We also anticipate adding new, additional features to the POPS infrastructure, including the integration of additional disjoint data sources, which will expand the utility of JSpace and POPS dramatically. For advanced users, we plan to expose raw SPARQL query interface and a client-side search facility for winnowing large match sets. We also plan to do additional work with OWL in the role of database alignment and integration support in order to begin integrating more difficult, less disjoint data sources. We plan to add query-by-example features to JSpace in order to support the use case where a browser has located a node in the data set that is exactly like the required node except different in one or another property value. We also plan to add property filters to introduce a kind of blended browse-and-search capacity.

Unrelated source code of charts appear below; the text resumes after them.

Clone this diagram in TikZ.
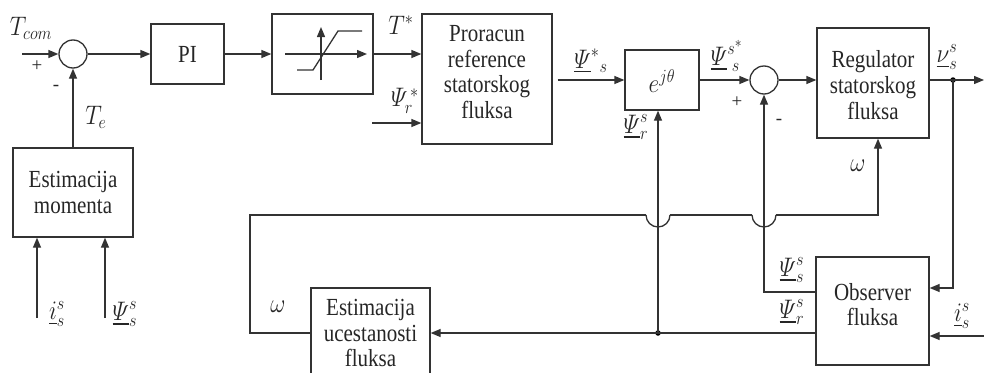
\documentclass[tikz,border=0pt]{standalone}
\usepackage{fontspec}
\setmainfont{Liberation Serif}
\usepackage{amsmath}
\usetikzlibrary{arrows.meta}
\tikzset{
  blk/.style={draw, line width=1.3pt, inner sep=0pt},
  sumc/.style={draw, circle, line width=1.3pt, minimum size=28pt, inner sep=0pt},
  arr/.style={-{Triangle[length=10pt,width=8pt]}},
  txt/.style={inner sep=0pt, align=center, yscale=1.17, transform shape, font=\fontsize{21}{22}\selectfont},
  lbl/.style={inner sep=0pt, xscale=1.35, yscale=1.55, transform shape, font=\fontsize{17.28}{20}\selectfont},
  sgn/.style={inner sep=0pt, font=\fontsize{19}{22}\selectfont},
  jdot/.style={circle, fill, inner sep=0pt, minimum size=5.5pt},
}
\begin{document}
\begin{tikzpicture}[x=1pt, y=-1pt, line width=1.3pt, draw=black!80, text=black!85]
\useasboundingbox (0,0) rectangle (984,372);
% blocks
\node[sumc] (s1) at (73,54) {};
\node[blk, minimum width=73pt, minimum height=60pt] (pi) at (187.5,54) {};
\node[txt] (pit) at (187.5,54) {PI};
\node[blk, minimum width=101pt, minimum height=80pt] (sat) at (322.5,54) {};
\node[blk, minimum width=130pt, minimum height=130pt] (pr) at (487,79) {};
\node[txt] (prt) at (487,72) {Proracun\\reference\\statorskog\\fluksa};
\node[blk, minimum width=74pt, minimum height=60pt] (ej) at (662,80) {};
\node[lbl] (ejt) at (662,81) {$e^{j\theta}$};
\node[sumc] (s2) at (764,80) {};
\node[blk, minimum width=112pt, minimum height=110pt] (reg) at (873,83) {};
\node[txt] (regt) at (873,85) {Regulator\\statorskog\\fluksa};
\node[blk, minimum width=120pt, minimum height=89pt] (em) at (73,192.5) {};
\node[txt] (emt) at (73,192.5) {Estimacija\\momenta};
\node[blk, minimum width=119pt, minimum height=90pt] (eu) at (370.5,333) {};
\node[txt] (eut) at (370.5,333) {Estimacija\\ucestanosti\\fluksa};
\node[blk, minimum width=113pt, minimum height=108pt] (ob) at (872.5,311) {};
\node[txt] (obt) at (872.5,304.5) {Observer\\fluksa};
% saturation symbol
\draw[arr] (285,54) -- (367,54);
\draw[arr] (321,80) -- (321,27);
\draw (297,70) -- (313,70) -- (338,31) -- (362,31);
% junction dots
\node[jdot] (d1) at (953,80) {};
\node[jdot] (d2) at (658,333) {};
% coordinates
\coordinate (tin) at (22,54);
\coordinate (psir) at (372,123);
\coordinate (out) at (984,80);
\coordinate (r1) at (953,288);
\coordinate (iin) at (984,336);
\coordinate (c1) at (764,292);
\coordinate (w1) at (250,333);
\coordinate (w2) at (250,215);
\coordinate (w3) at (878,215);
\coordinate (h1a) at (646,215);
\coordinate (h1b) at (670,215);
\coordinate (h2a) at (752,215);
\coordinate (h2b) at (776,215);
\coordinate (ei1) at (37,318);
\coordinate (ei2) at (105,318);
% connectors
\draw[arr] (tin) -- (s1);
\draw[arr] (s1) -- (pi);
\draw[arr] (pi) -- (sat);
\draw[arr] (sat.east) -- (pr.west |- sat.east);
\draw[arr] (psir) -- (pr.west |- psir);
\draw[arr, shorten <=5pt] (pr.east |- ej.west) -- (ej.west);
\draw[arr] (ej) -- (s2);
\draw[arr] (s2) -- (reg.west |- s2);
\draw[arr] (reg.east |- s2) -- (out);
\draw[arr] (d1.center) -- (r1) -- (ob.east |- r1);
\draw[arr] (iin) -- (ob.east |- iin);
\draw[arr] (ob.west |- c1) -- (c1) -- (s2.south);
\draw (ob.west |- d2) -- (d2.center);
\draw[arr] (d2.center) -- (ej.south -| d2);
\draw[arr] (d2.center) -- (eu.east |- d2);
% omega loop with hops
\draw (eu.west |- w1) -- (w1) -- (w2) -- (h1a);
\draw (h1a) arc[start angle=180, end angle=360, radius=12pt];
\draw (h1b) -- (h2a);
\draw (h2a) arc[start angle=180, end angle=360, radius=12pt];
\draw[arr] (h2b) -- (w3) -- (reg.south -| w3);
\draw[arr] (em.north) -- (s1.south);
\draw[arr] (ei1) -- (em.south -| ei1);
\draw[arr] (ei2) -- (em.south -| ei2);
% labels
\node[lbl] (lTcom) at (31,28) {$T_{com}$};
\node[sgn] (lp1) at (37,66) {+};
\node[sgn] (lm1) at (56,88) {-};
\node[lbl] (lTe) at (96,117) {$T_e$};
\node[lbl] (lTs) at (401,25) {$T^{*}$};
\node[lbl] (lpr) at (405,101) {$\varPsi_r^{\,*}$};
\node[lbl] (lps) at (591,61) {$\underline{\varPsi}^{*}{}_{s}$};
\node[lbl] (lpsr1) at (636,127) {$\underline{\varPsi}^{s}_{r}$};
\node[lbl] (lpss) at (727,56) {$\underline{\varPsi}^{s^{*}}_{\;s}$};
\node[sgn] (lp2) at (737,102) {+};
\node[sgn] (lm2) at (779,122) {-};
\node[lbl] (lnu) at (947,57) {$\underline{\nu}^{s}_{s}$};
\node[lbl] (lw1) at (858,166) {$\omega$};
\node[lbl] (lw2) at (278,307) {$\omega$};
\node[lbl] (lis1) at (57,314) {$\underline{i}^{s}_{s}$};
\node[lbl] (lps1) at (125,314) {$\underline{\varPsi}^{s}_{s}$};
\node[lbl] (lps2) at (792,270) {$\underline{\varPsi}^{s}_{s}$};
\node[lbl] (lpr2) at (792,312) {$\underline{\varPsi}^{s}_{r}$};
\node[lbl] (lis2) at (962,316) {$\underline{i}^{s}_{s}$};
\end{tikzpicture}
\end{document}
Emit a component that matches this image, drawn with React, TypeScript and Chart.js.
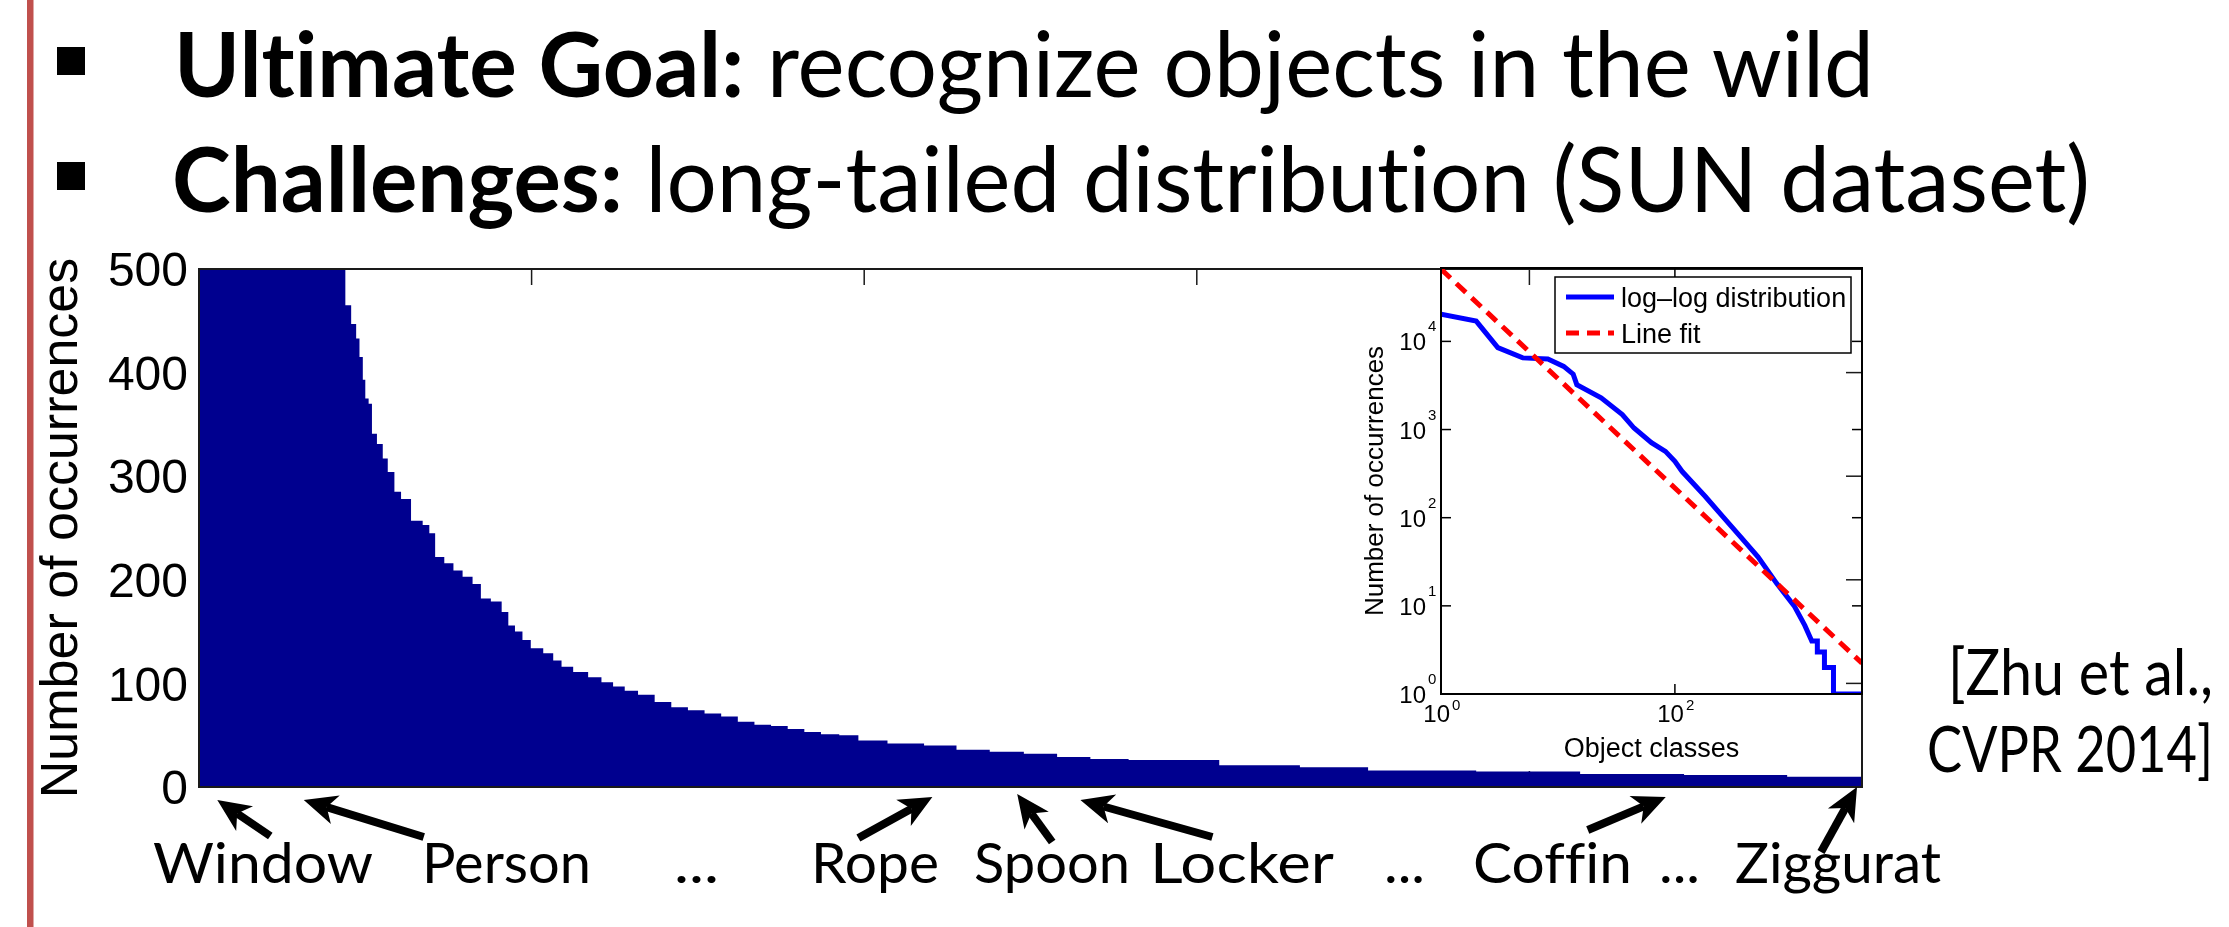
import React, { useEffect, useRef } from 'react';
import { Chart, registerables } from 'chart.js';
Chart.register(...registerables);

// ---------- data: main bar distribution (class rank -> number of occurrences) ----------
const mainRanks = [0, 1, 2, 4, 7, 10, 13, 22, 35, 44, 62, 82, 87, 89, 94, 95, 98, 99, 101, 103, 105, 109, 112, 115, 120, 123, 132, 137, 140, 144, 151, 155, 162, 167, 172, 179, 185, 187, 193, 196, 203, 211, 215, 221, 229, 239, 245, 253, 259, 269, 279, 289, 299, 309, 319, 329, 339, 349, 359, 369, 379, 391, 402, 426, 446, 465, 486, 506, 526, 546, 572, 655, 669, 737, 799, 862, 924, 986, 1000];
const mainCounts = [20400, 17000, 8500, 6500, 6300, 5200, 3230, 2290, 1480, 1040, 710, 565, 500, 465, 447, 433, 415, 393, 375, 370, 341, 331, 317, 304, 285, 278, 257, 253, 245, 222, 216, 209, 203, 196, 182, 179, 169, 156, 150, 142, 134, 129, 122, 116, 111, 106, 101, 97, 93, 89, 82, 77, 74, 71, 68, 63, 60, 59, 56, 53, 51, 50, 45, 42, 40, 36, 34, 32, 29, 27, 26, 21, 19, 16, 15, 12.5, 11.5, 10, 10];
const mainXTicks = [0, 200, 400, 600, 800, 1000];
const mainYTicks = [0, 100, 200, 300, 400, 500];
const mainYTitle = 'Number of occurrences';

// callouts under the main chart: label and class rank the arrow points at
const calloutLabels = ['Window', 'Person', 'Rope', 'Spoon', 'Locker', 'Coffin', 'Ziggurat'];
const calloutRanks = [11, 63, 441, 492, 530, 882, 997];
const bottomLabels = ['Window', 'Person', '...', 'Rope', 'Spoon', 'Locker', '...', 'Coffin', '...', 'Ziggurat'];

// ---------- data: inset log-log plot ----------
const insetRanks = [1, 2, 3.06, 5, 8.2, 11.2, 13.5, 14.5, 23.4, 35.5, 44.7, 63, 83, 100, 115, 182, 257, 363, 513, 741, 1047, 1290, 1480, 1652, 1652, 1900, 1900, 2270, 2270, 3980];
const insetCounts = [20400, 17000, 8500, 6500, 6300, 5200, 4250, 3230, 2290, 1480, 1040, 710, 565, 436, 336, 174, 103, 61, 36, 18, 10, 6, 4, 4, 3, 3, 2, 2, 1, 1];
const fitRanks = [1, 3980];
const fitCounts = [66000, 2.24];
const insetXTicks = [1, 100];
const insetYTicks = [1, 10, 100, 1000, 10000];
const insetSeriesNames = ['log\u2013log distribution', 'Line fit'];
const insetXTitle = 'Object classes';
const insetYTitle = 'Number of occurrences';

// ---------- slide text ----------
const bulletBold = ['Ultimate Goal:', 'Challenges:'];
const bulletRest = [' recognize objects in the wild', ' long-tailed distribution (SUN dataset)'];
const citationLines = ['[Zhu et al.,', 'CVPR 2014]'];

const W = 2229;
const H = 927;
const HELV = '"Liberation Sans", Arial, Helvetica, sans-serif';
const BAR_BLUE = 'rgb(0,0,143)';

function drawArrow(ctx: CanvasRenderingContext2D, tx: number, ty: number, sx: number, sy: number) {
  const dx = sx - tx, dy = sy - ty;
  const len = Math.hypot(dx, dy);
  const ux = dx / len, uy = dy / len;
  const px = -uy, py = ux;
  const headLen = 33, half = 15, notch = 24;
  ctx.beginPath();
  ctx.lineWidth = 8;
  ctx.lineCap = 'butt';
  ctx.moveTo(tx + ux * notch, ty + uy * notch);
  ctx.lineTo(sx, sy);
  ctx.stroke();
  ctx.beginPath();
  ctx.moveTo(tx, ty);
  ctx.lineTo(tx + ux * headLen + px * half, ty + uy * headLen + py * half);
  ctx.lineTo(tx + ux * notch, ty + uy * notch);
  ctx.lineTo(tx + ux * headLen - px * half, ty + uy * headLen - py * half);
  ctx.closePath();
  ctx.fill();
}

export default function App() {
  const mainRef = useRef<HTMLCanvasElement>(null);
  const insetRef = useRef<HTMLCanvasElement>(null);

  useEffect(() => {
    // arrow geometry relative to the tip (layout only)
    const arrowLayout = [
      { tipDy: 13, dx: 53, dy: 36 },
      { tipDy: 13, dx: 120, dy: 37 },
      { tipDy: 10, dx: -74, dy: 41 },
      { tipDy: 7, dx: 35, dy: 48 },
      { tipDy: 13, dx: 132, dy: 37 },
      { tipDy: 10, dx: -78, dy: 33 },
      { tipDy: 0, dx: -36, dy: 65 },
    ];

    const mainDecor = {
      id: 'mainDecor',
      beforeDatasetsDraw(chart: any) {
        const { ctx, chartArea: a, scales } = chart;
        const xs = scales.x, ys = scales.y;
        ctx.save();
        ctx.strokeStyle = '#1a1a1a';
        ctx.lineWidth = 1.5;
        const L = 16;
        const seg = (x1: number, y1: number, x2: number, y2: number) => {
          ctx.beginPath(); ctx.moveTo(x1, y1); ctx.lineTo(x2, y2); ctx.stroke();
        };
        mainXTicks.forEach((v) => {
          const px = xs.getPixelForValue(v);
          seg(px, a.top, px, a.top + L);
          seg(px, a.bottom, px, a.bottom - L);
        });
        mainYTicks.forEach((v) => {
          const py = ys.getPixelForValue(v);
          seg(a.left, py, a.left + L, py);
          seg(a.right, py, a.right - L, py);
        });
        ctx.restore();
      },
      afterDatasetsDraw(chart: any) {
        const { ctx, chartArea: a, scales } = chart;
        const xs = scales.x, ys = scales.y;
        ctx.save();
        ctx.strokeStyle = '#1a1a1a';
        ctx.lineWidth = 2;
        ctx.strokeRect(a.left, a.top, a.right - a.left, a.bottom - a.top);
        // y tick labels
        ctx.fillStyle = '#000';
        ctx.font = `48px ${HELV}`;
        ctx.textAlign = 'right';
        ctx.textBaseline = 'alphabetic';
        mainYTicks.forEach((v) => {
          const py = ys.getPixelForValue(v);
          ctx.fillText(String(v), a.left - 11, py + 0.358 * 48);
        });
        // y title
        ctx.save();
        ctx.translate(77, (a.top + a.bottom) / 2);
        ctx.rotate(-Math.PI / 2);
        ctx.textAlign = 'center';
        ctx.font = `52px ${HELV}`;
        ctx.fillText(mainYTitle, 0, 0);
        ctx.restore();
        // callout arrows
        ctx.fillStyle = '#000';
        ctx.strokeStyle = '#000';
        calloutRanks.forEach((r, i) => {
          const g = arrowLayout[i];
          const tx = xs.getPixelForValue(r);
          const ty = a.bottom + g.tipDy;
          drawArrow(ctx, tx, ty, tx + g.dx, ty + g.dy);
        });
        ctx.restore();
      },
    };

    const insetDecor = {
      id: 'insetDecor',
      afterDraw(chart: any) {
        const { ctx, chartArea: a, scales } = chart;
        const xs = scales.x, ys = scales.y;
        ctx.save();
        ctx.strokeStyle = '#000';
        ctx.lineWidth = 2;
        ctx.strokeRect(a.left, a.top, a.right - a.left, a.bottom - a.top);
        const L = 10;
        const seg = (x1: number, y1: number, x2: number, y2: number) => {
          ctx.beginPath(); ctx.moveTo(x1, y1); ctx.lineTo(x2, y2); ctx.stroke();
        };
        ctx.lineWidth = 1.5;
        insetXTicks.forEach((v) => {
          const px = xs.getPixelForValue(v);
          seg(px, a.bottom, px, a.bottom - L);
          seg(px, a.top, px, a.top + L);
        });
        insetYTicks.forEach((v) => {
          const py = ys.getPixelForValue(v);
          seg(a.left, py, a.left + L, py);
          seg(a.right, py, a.right - L, py);
        });
        ctx.fillStyle = '#000';
        ctx.textBaseline = 'alphabetic';
        insetXTicks.forEach((v) => {
          const px = xs.getPixelForValue(v);
          const e = String(Math.round(Math.log10(v)));
          ctx.font = `24px ${HELV}`;
          ctx.textAlign = 'right';
          ctx.fillText('10', px + 9, a.bottom + 28);
          ctx.font = `15px ${HELV}`;
          ctx.textAlign = 'left';
          ctx.fillText(e, px + 11, a.bottom + 16);
        });
        insetYTicks.forEach((v) => {
          const py = ys.getPixelForValue(v);
          const e = String(Math.round(Math.log10(v)));
          ctx.font = `24px ${HELV}`;
          ctx.textAlign = 'right';
          ctx.fillText('10', a.left - 15, py + 9);
          ctx.font = `15px ${HELV}`;
          ctx.textAlign = 'left';
          ctx.fillText(e, a.left - 13, py - 10);
        });
        // axis titles
        ctx.font = `27px ${HELV}`;
        ctx.textAlign = 'center';
        ctx.fillText(insetXTitle, (a.left + a.right) / 2, a.bottom + 63);
        ctx.save();
        ctx.translate(a.left - 58, (a.top + a.bottom) / 2);
        ctx.rotate(-Math.PI / 2);
        ctx.font = `26px ${HELV}`;
        ctx.fillText(insetYTitle, 0, 0);
        ctx.restore();
        // legend
        const lx = a.right - 307, ly = a.top + 9, lw = 296, lh = 76;
        ctx.fillStyle = '#fff';
        ctx.fillRect(lx, ly, lw, lh);
        ctx.strokeStyle = '#000';
        ctx.lineWidth = 1.5;
        ctx.strokeRect(lx, ly, lw, lh);
        const ds = chart.data.datasets;
        [0, 1].forEach((i) => {
          const d = ds[i];
          const yy = ly + 20 + i * 36;
          ctx.beginPath();
          ctx.strokeStyle = d.borderColor;
          ctx.lineWidth = d.borderWidth;
          ctx.setLineDash(d.borderDash || []);
          ctx.moveTo(lx + 11, yy);
          ctx.lineTo(lx + 59, yy);
          ctx.stroke();
          ctx.setLineDash([]);
          ctx.fillStyle = '#000';
          ctx.font = `27px ${HELV}`;
          ctx.textAlign = 'left';
          ctx.fillText(d.label, lx + 66, yy + 9.5);
        });
        ctx.restore();
      },
    };

    const mainChart = new Chart(mainRef.current as HTMLCanvasElement, {
      type: 'line',
      data: {
        datasets: [
          {
            label: 'Number of occurrences',
            data: mainRanks.map((r, i) => ({ x: r, y: mainCounts[i] })),
            stepped: 'middle',
            fill: 'origin',
            backgroundColor: BAR_BLUE,
            borderColor: 'rgba(0,0,0,0)',
            borderWidth: 0,
            pointRadius: 0,
          },
        ],
      },
      options: {
        responsive: false,
        maintainAspectRatio: false,
        animation: false,
        devicePixelRatio: 1,
        layout: { padding: { left: 199, top: 269, right: 367, bottom: 140 } },
        plugins: { legend: { display: false }, tooltip: { enabled: false }, title: { display: false } },
        scales: {
          x: { type: 'linear', min: 0, max: 1000, display: false },
          y: { type: 'linear', min: 0, max: 500, display: false },
        },
      } as any,
      plugins: [mainDecor],
    });

    const insetChart = new Chart(insetRef.current as HTMLCanvasElement, {
      type: 'line',
      data: {
        datasets: [
          {
            label: insetSeriesNames[0],
            data: insetRanks.map((r, i) => ({ x: r, y: insetCounts[i] })),
            borderColor: 'rgb(0,0,255)',
            borderWidth: 5,
            pointRadius: 0,
            fill: false,
            tension: 0,
            order: 1,
          },
          {
            label: insetSeriesNames[1],
            data: fitRanks.map((r, i) => ({ x: r, y: fitCounts[i] })),
            borderColor: 'rgb(255,0,0)',
            borderWidth: 5,
            borderDash: [13, 8],
            pointRadius: 0,
            fill: false,
            tension: 0,
            order: 0,
          },
        ],
      },
      options: {
        responsive: false,
        maintainAspectRatio: false,
        animation: false,
        devicePixelRatio: 1,
        layout: { padding: { left: 1441, top: 268, right: 367, bottom: 233 } },
        plugins: { legend: { display: false }, tooltip: { enabled: false }, title: { display: false } },
        scales: {
          x: { type: 'logarithmic', min: 1, max: 3980, display: false },
          y: { type: 'logarithmic', min: 1, max: 68000, display: false },
        },
      } as any,
      plugins: [insetDecor],
    });

    return () => {
      mainChart.destroy();
      insetChart.destroy();
    };
  }, []);

  // slide text layout (left x, width, baseline, font size)
  const LATO = 'Lato, "Open Sans", sans-serif';
  const noLig = { fontVariantLigatures: 'none', fontFeatureSettings: '"liga" 0, "clig" 0', whiteSpace: 'pre' } as any;
  const titleFs = 65 / 0.7165;
  const titleLayout = [
    { x: 174, w: 1700, y: 97 },
    { x: 172, w: 1918, y: 212 },
  ];
  const citeFs = 46 / 0.7165;
  const citeLayout = [
    { x: 1948, w: 265, y: 695 },
    { x: 1927, w: 286, y: 772 },
  ];
  const labelFs = 40 / 0.7165;
  const labelLayout = [
    { x: 153, w: 220 },
    { x: 422, w: 169 },
    { x: 674, w: 45 },
    { x: 811, w: 128 },
    { x: 974, w: 156 },
    { x: 1150, w: 184 },
    { x: 1384, w: 41 },
    { x: 1473, w: 159 },
    { x: 1659, w: 41 },
    { x: 1735, w: 206 },
  ];
  const labelBaseline = 883;

  return (
    <div style={{ position: 'absolute', left: 0, top: 0, width: W, height: H, background: '#fff', overflow: 'hidden' }}>
      <canvas ref={mainRef} width={W} height={H} style={{ position: 'absolute', left: 0, top: 0 }} />
      <canvas ref={insetRef} width={W} height={H} style={{ position: 'absolute', left: 0, top: 0 }} />
      <svg width={W} height={H} style={{ position: 'absolute', left: 0, top: 0, pointerEvents: 'none' }}>
        <rect x={27} y={0} width={6.5} height={H} fill="#C0504D" />
        <rect x={57} y={47} width={28} height={28} fill="#000" />
        <rect x={57} y={162} width={28} height={28} fill="#000" />
        {titleLayout.map((t, i) => (
          <text
            key={'t' + i}
            x={t.x}
            y={t.y}
            fontFamily={LATO}
            fontSize={titleFs}
            fill="#000"
            textLength={t.w}
            lengthAdjust="spacingAndGlyphs"
            style={noLig}
          >
            <tspan fontWeight="bold">{bulletBold[i]}</tspan>
            <tspan fontWeight="normal">{bulletRest[i]}</tspan>
          </text>
        ))}
        {citationLines.map((c, i) => (
          <text
            key={'c' + i}
            x={citeLayout[i].x}
            y={citeLayout[i].y}
            fontFamily={LATO}
            fontSize={citeFs}
            fill="#000"
            textLength={citeLayout[i].w}
            lengthAdjust="spacingAndGlyphs"
            style={noLig}
          >
            {c}
          </text>
        ))}
        {bottomLabels.map((l, i) => (
          <text
            key={'l' + i}
            x={labelLayout[i].x}
            y={labelBaseline}
            fontFamily={LATO}
            fontSize={labelFs}
            fill="#000"
            textLength={labelLayout[i].w}
            lengthAdjust="spacingAndGlyphs"
            style={noLig}
          >
            {l}
          </text>
        ))}
      </svg>
    </div>
  );
}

JSpace and mSpace both require an RDF document as input, which is called, confusingly, a model. It provides some basic support to the browser for how to build the queries and to display the results. Once we have integrated a dozen or so data sources, we anticipate that users will be clamoring for arbitrary mashups between combinations of data sources for which JSpace models haven’t yet been written. We will be adding an editor to JSpace to allow users to create arbitrary models and, thus, arbitrary mashups based on their specific needs. This will require better infrastructure support for flexible, on-the-fly RDF federations of source databases. We’re hopeful that the new W3C standard for RDF query language and data access protocol will be a new spur to increasing commercialization of the RDF database market.
We believe that POPS demonstrates the utility of Semantic Web technologies as the basis for interesting and useful information integration projects, both at NASA and in other complex institutions.